Imanishi Kinji, the founder of Japanese primatology, anthropologist,
ecologist, alpinist, and explorer, devoted his life to quest for the structure
and function of this world, including human beings. The influence of
Nishida Kitarō’s thought can be clearly read in his work. Imanishi wrote
“The World of Living Things” in 1941, during the Second World War, and
stated that since all organisms were originally differentiated from one
another, they must have the ability to recognize each other, and that is
why they can recognize each other and coexist even after differentiation
into many species. However, there must be a “place where mutual
recognition occurs.” This idea was derived from the phenomenon of
“segregation,” which Imanishi discovered through his observation of
mayflies. These ideas of “acceptance,” “segregation,” and “coexistence” are
in tension to Darwin’s evolutionary theory of “competition,” “adaptation,”
and “selection.” Darwin believed that the environment is a one-way
influence on organisms, and that selection functions by allowing
individuals of each species to adapt to the environment in which they live.

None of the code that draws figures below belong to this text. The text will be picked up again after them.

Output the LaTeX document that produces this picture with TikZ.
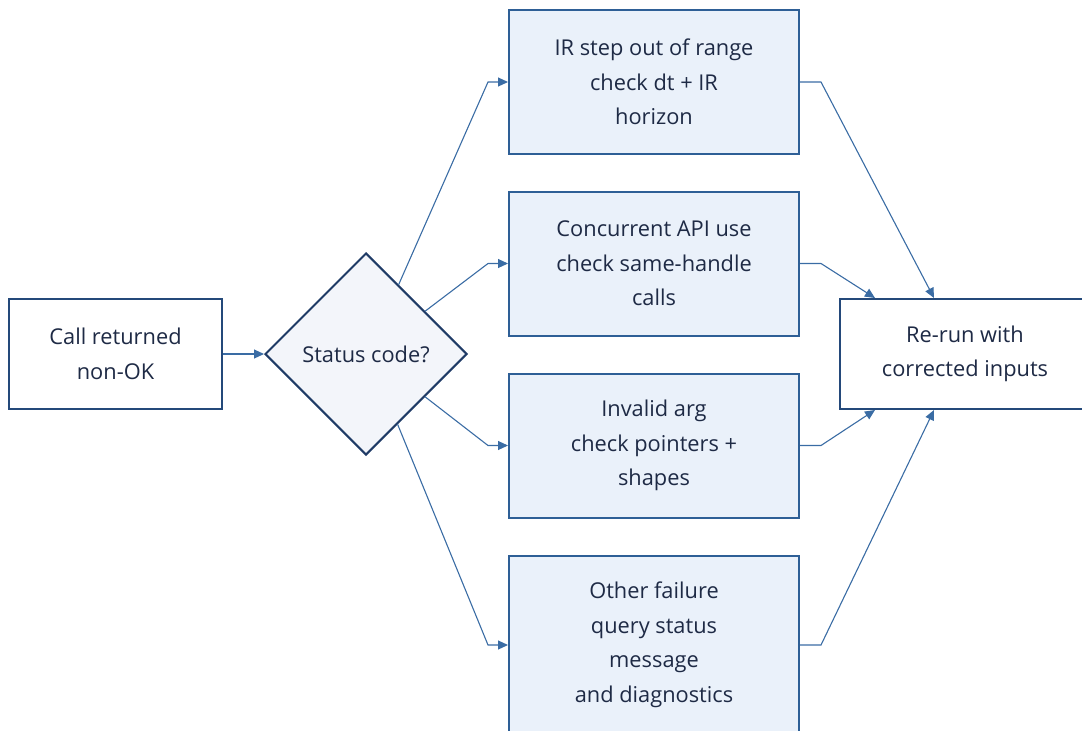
\documentclass[tikz,border=0pt]{standalone}
\usepackage{fontspec}
\setmainfont{Open Sans}
\usetikzlibrary{shapes.geometric,arrows.meta,calc}
\definecolor{txt}{HTML}{1E2A45}
\definecolor{bfill}{HTML}{EAF1FA}
\definecolor{bdraw}{HTML}{2E5F96}
\definecolor{odraw}{HTML}{24497A}
\definecolor{ddraw}{HTML}{1F3B66}
\definecolor{dfill}{HTML}{F3F5FA}
\definecolor{conncol}{HTML}{3A6CA4}
\tikzset{
  every node/.style={font=\fontsize{21.8}{34.5}\selectfont, text=txt, align=center},
  stepbox/.style={draw=bdraw, fill=bfill, line width=2pt, minimum width=290pt, minimum height=144pt, inner sep=0pt},
  endbox/.style={draw=odraw, fill=white, line width=2pt, minimum height=110pt, inner sep=0pt},
  decbox/.style={diamond, draw=ddraw, fill=dfill, line width=2pt, minimum size=202pt, inner sep=0pt, aspect=1},
  conn/.style={draw=conncol, line width=1.1pt, -{Triangle[length=10pt,width=9pt]}}
}
\begin{document}
\begin{tikzpicture}[x=1pt,y=-1pt]
\path[use as bounding box] (0,0) rectangle (1082,731);
\clip (0,0) rectangle (1082,731);
\node[endbox, minimum width=213pt] (start) at (115.5,354) {Call returned\\non-OK};
\node[decbox] (d) at (366,354) {Status code?};
\node[stepbox] (b1) at (654,82) {IR step out of range\\check dt + IR\\horizon};
\node[stepbox] (b2) at (654,263.5) {Concurrent API use\\check same-handle\\calls};
\node[stepbox] (b3) at (654,445.5) {Invalid arg\\check pointers +\\shapes};
\node[stepbox, minimum height=178pt] (b4) at (654,645) {Other failure\\query status\\message\\and diagnostics};
\node[endbox, minimum width=250pt] (r) at (965,354) {Re-run with\\corrected inputs};

\draw[conn] (start.east) -- (d.west);
\draw[conn] ($(d.north)!0.32!(d.east)$) -- ([xshift=-20pt]b1.west) -- (b1.west);
\draw[conn] ($(d.north)!0.58!(d.east)$) -- ([xshift=-20pt]b2.west) -- (b2.west);
\draw[conn] ($(d.south)!0.58!(d.east)$) -- ([xshift=-20pt]b3.west) -- (b3.west);
\draw[conn] ($(d.south)!0.31!(d.east)$) -- ([xshift=-20pt]b4.west) -- (b4.west);

\draw[conn] (b1.east) -- ([xshift=21pt]b1.east) -- ([xshift=95pt]r.north west);
\draw[conn] (b2.east) -- ([xshift=21pt]b2.east) -- ([xshift=36pt]r.north west);
\draw[conn] (b3.east) -- ([xshift=21pt]b3.east) -- ([xshift=36pt]r.south west);
\draw[conn] (b4.east) -- ([xshift=21pt]b4.east) -- ([xshift=95pt]r.south west);
\end{tikzpicture}
\end{document}
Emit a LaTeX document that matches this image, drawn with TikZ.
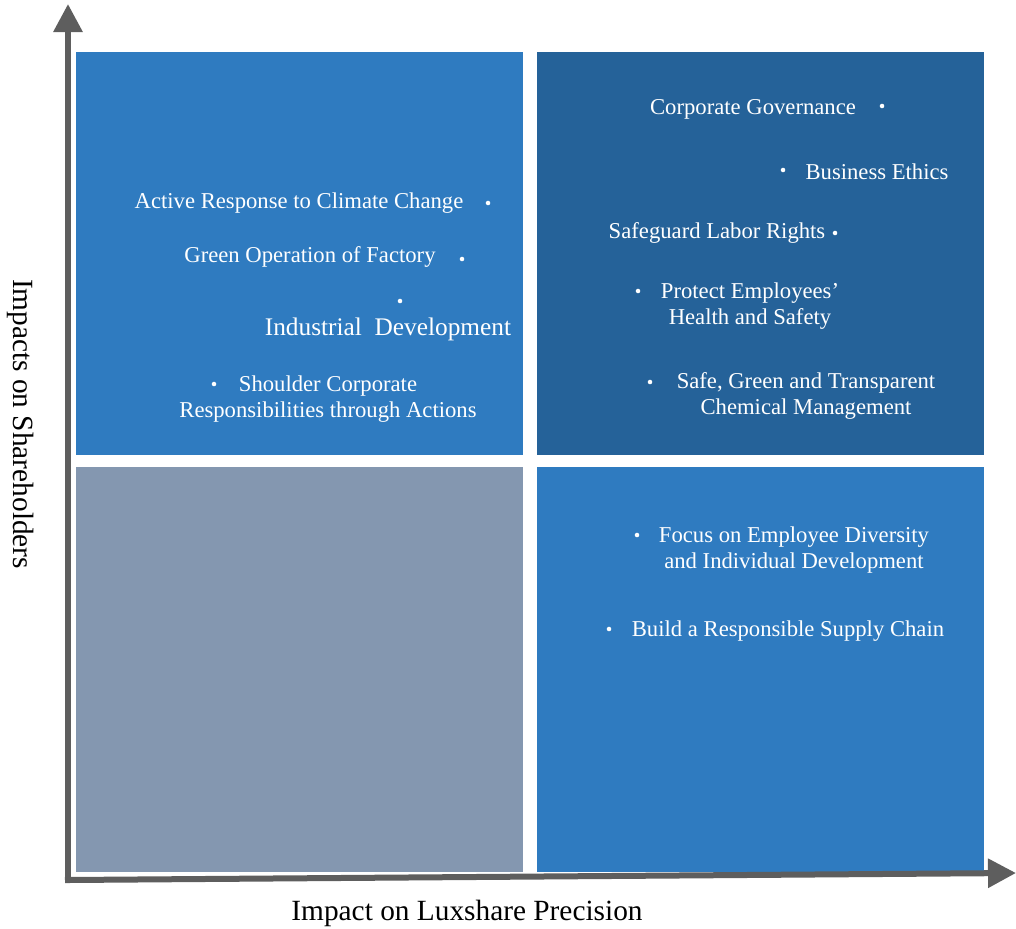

Imanishi, however, saw organisms and the environment as one and the
same, each affecting the other. In fact, the influence of Nishida can be
seen in this idea. In “Logic and Life,” published in 1937, Nishida stated,
“Life changes the environment, and the environment changes life.” This
is also a concept that is shared by von Uexküll’s “Umwelt” and Watsuji
Tetsurō’s “Fūdō (Milieu)” of the same period. Both Nishida and Imanishi
regarded “the structure as function, and the function as structure” as the
fundamental principle of life, and Imanishi called the state in which
individuals of the same species recognize each other and coexist spatially
and temporally a “society.” This was Imanishi’s practice of trying to prove
Nishida’s idea through nature observation, and through the results of
primatology, it is now common knowledge around the world that animals
have societies. Augustin Berque refers to the ideas of Nishida, Watsuji,
and Imanishi as predicative, not as a logic of substance and sees them as a
necessary alternative to Western excluded middle and dualism for the
present era, in the vein of the Oriental biassertion. The objective
remaking of the environment by modern science and technology to suit human convenience, we are now plagued by rapid climate and
environmental changes that exceed the limits of the earth. The “natural
study (not science)” that Imanishi conceived in his later years is a way of
thinking that does not divide nature into elements but considers the
whole as a flow, as a principle rather than as a phenomenon. Imanishi
spent his entire life exploring the issues of “proto-identity” as a human
organism. This problem originated in the philosophy of Nishida Kitarō
and has emerged as a problem of the Anthropocene through Imanishi’s
vast explorations of nature in his academic expeditions.